Task goal ▸ Retype every line from the start of the data down to and including the line with "0.745, 0.760, 0.776]". Skip the pictures.

Supplied information ▸

'''

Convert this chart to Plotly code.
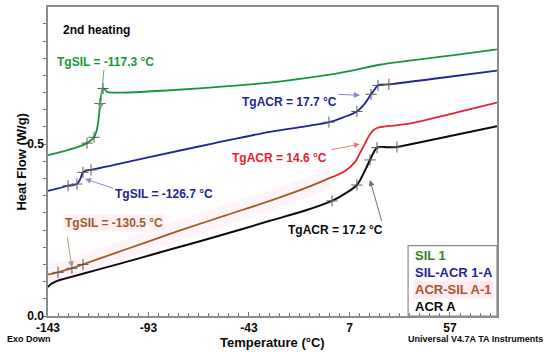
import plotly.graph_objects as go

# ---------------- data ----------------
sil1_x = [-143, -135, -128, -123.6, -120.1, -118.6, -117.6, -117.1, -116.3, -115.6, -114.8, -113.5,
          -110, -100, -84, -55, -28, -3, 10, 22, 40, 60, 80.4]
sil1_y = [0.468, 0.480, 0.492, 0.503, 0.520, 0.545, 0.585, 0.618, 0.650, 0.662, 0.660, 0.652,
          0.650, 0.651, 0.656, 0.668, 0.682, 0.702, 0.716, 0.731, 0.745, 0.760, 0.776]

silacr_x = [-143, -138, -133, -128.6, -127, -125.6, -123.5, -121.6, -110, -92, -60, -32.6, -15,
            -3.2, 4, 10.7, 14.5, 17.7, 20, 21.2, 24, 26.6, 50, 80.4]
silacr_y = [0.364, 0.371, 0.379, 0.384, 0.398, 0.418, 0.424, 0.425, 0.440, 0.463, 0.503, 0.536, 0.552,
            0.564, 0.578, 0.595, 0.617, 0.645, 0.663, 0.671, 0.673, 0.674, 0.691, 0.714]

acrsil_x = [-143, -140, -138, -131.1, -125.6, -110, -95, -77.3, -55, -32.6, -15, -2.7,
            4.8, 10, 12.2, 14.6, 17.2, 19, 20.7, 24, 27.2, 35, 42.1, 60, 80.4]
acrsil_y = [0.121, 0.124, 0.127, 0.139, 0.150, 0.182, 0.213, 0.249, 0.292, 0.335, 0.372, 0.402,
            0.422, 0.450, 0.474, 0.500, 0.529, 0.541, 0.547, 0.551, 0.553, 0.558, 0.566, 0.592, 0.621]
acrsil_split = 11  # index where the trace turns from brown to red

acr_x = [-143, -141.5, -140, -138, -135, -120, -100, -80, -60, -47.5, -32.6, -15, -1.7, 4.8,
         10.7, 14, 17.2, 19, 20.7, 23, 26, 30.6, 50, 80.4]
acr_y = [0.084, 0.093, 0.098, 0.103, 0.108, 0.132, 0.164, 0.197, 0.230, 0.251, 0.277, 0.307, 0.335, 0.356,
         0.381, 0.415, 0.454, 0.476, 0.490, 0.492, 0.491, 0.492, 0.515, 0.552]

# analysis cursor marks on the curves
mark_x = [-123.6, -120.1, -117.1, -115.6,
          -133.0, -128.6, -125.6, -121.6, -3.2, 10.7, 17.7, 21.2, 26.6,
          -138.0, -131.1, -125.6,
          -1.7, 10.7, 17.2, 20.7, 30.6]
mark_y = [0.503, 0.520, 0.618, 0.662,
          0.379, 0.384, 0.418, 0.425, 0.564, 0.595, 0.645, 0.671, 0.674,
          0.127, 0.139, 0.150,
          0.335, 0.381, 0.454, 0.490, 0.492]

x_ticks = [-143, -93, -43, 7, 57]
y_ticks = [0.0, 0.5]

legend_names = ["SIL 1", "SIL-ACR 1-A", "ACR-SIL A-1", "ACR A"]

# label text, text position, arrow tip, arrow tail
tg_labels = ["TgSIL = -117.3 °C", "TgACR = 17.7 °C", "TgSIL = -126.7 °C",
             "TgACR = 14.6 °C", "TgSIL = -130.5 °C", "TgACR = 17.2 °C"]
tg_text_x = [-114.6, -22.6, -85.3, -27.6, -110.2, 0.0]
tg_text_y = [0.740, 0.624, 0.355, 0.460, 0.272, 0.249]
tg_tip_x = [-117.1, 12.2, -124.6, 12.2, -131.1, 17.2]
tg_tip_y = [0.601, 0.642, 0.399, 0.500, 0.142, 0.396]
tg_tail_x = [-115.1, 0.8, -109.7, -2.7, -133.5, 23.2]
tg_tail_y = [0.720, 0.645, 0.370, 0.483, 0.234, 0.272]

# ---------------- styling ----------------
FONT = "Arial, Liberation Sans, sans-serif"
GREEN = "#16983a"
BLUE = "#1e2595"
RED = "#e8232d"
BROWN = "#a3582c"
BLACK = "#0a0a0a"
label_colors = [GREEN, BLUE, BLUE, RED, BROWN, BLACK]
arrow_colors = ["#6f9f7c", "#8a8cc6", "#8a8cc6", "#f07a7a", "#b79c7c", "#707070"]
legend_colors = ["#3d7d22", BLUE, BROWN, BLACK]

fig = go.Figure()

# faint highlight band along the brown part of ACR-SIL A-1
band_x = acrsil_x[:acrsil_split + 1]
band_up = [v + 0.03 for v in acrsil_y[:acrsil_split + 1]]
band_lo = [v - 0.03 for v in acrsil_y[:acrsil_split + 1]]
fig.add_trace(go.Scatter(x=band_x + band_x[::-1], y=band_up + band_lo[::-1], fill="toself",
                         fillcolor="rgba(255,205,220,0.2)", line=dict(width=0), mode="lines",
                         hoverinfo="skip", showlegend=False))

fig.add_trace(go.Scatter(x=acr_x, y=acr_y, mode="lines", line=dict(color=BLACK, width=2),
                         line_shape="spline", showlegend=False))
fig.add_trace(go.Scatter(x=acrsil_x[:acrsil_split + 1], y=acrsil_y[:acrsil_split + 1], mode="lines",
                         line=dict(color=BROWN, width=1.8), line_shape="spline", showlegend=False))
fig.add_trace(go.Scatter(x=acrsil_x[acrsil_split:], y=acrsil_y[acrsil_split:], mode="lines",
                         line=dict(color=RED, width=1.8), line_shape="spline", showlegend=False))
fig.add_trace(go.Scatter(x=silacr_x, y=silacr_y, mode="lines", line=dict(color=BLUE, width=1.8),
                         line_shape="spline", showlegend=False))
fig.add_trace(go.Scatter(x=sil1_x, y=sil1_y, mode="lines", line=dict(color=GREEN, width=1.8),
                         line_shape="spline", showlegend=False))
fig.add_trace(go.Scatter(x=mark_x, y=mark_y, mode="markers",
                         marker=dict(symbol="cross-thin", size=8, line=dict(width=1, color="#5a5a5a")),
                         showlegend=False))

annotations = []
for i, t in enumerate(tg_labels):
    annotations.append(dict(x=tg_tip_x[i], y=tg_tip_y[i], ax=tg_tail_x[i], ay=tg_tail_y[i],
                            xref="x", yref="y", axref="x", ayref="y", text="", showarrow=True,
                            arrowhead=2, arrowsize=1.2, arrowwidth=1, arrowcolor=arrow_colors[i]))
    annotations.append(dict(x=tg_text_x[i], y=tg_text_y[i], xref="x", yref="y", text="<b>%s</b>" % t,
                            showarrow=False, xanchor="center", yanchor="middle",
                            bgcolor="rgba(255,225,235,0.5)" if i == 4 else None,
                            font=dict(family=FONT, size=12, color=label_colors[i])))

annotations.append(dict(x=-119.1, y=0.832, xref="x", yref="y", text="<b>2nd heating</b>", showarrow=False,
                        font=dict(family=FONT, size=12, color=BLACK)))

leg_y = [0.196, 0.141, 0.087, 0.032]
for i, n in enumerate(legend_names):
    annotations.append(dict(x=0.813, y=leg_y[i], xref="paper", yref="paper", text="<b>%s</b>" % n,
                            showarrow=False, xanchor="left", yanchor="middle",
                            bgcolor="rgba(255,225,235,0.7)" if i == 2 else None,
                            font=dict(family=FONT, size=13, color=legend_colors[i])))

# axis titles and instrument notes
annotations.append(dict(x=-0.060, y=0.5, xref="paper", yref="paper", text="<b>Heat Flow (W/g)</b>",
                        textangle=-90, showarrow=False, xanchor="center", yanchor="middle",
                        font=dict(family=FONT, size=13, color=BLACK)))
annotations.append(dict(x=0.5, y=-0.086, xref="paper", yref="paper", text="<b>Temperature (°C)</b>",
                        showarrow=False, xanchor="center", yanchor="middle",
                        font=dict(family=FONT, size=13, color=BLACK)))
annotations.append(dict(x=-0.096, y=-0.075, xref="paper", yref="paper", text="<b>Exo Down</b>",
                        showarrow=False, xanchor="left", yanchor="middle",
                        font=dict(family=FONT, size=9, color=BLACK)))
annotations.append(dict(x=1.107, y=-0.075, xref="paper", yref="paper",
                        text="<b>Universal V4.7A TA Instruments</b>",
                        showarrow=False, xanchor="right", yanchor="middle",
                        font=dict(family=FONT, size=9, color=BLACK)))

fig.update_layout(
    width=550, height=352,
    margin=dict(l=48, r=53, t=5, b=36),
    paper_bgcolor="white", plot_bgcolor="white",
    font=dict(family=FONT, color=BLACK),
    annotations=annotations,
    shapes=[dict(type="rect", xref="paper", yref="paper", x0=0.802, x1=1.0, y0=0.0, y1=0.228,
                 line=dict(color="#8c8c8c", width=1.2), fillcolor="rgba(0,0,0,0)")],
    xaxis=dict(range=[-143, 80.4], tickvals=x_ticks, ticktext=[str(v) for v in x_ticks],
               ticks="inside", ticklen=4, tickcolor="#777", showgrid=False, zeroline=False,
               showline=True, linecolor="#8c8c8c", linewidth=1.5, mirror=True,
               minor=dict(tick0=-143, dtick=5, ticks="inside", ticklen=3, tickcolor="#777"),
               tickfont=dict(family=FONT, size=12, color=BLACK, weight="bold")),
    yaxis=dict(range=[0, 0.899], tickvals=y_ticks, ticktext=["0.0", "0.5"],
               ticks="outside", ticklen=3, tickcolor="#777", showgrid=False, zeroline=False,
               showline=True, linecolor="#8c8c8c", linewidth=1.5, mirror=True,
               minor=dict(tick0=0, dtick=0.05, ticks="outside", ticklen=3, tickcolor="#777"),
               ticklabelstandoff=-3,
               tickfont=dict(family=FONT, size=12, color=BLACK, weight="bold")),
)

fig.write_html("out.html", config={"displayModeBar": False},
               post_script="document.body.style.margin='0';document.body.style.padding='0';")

'''

Solution to this problem ▸
Convert this chart to Plotly code.
import plotly.graph_objects as go

# ---------------- data ----------------
sil1_x = [-143, -135, -128, -123.6, -120.1, -118.6, -117.6, -117.1, -116.3, -115.6, -114.8, -113.5,
          -110, -100, -84, -55, -28, -3, 10, 22, 40, 60, 80.4]
sil1_y = [0.468, 0.480, 0.492, 0.503, 0.520, 0.545, 0.585, 0.618, 0.650, 0.662, 0.660, 0.652,
          0.650, 0.651, 0.656, 0.668, 0.682, 0.702, 0.716, 0.731, 0.745, 0.760, 0.776]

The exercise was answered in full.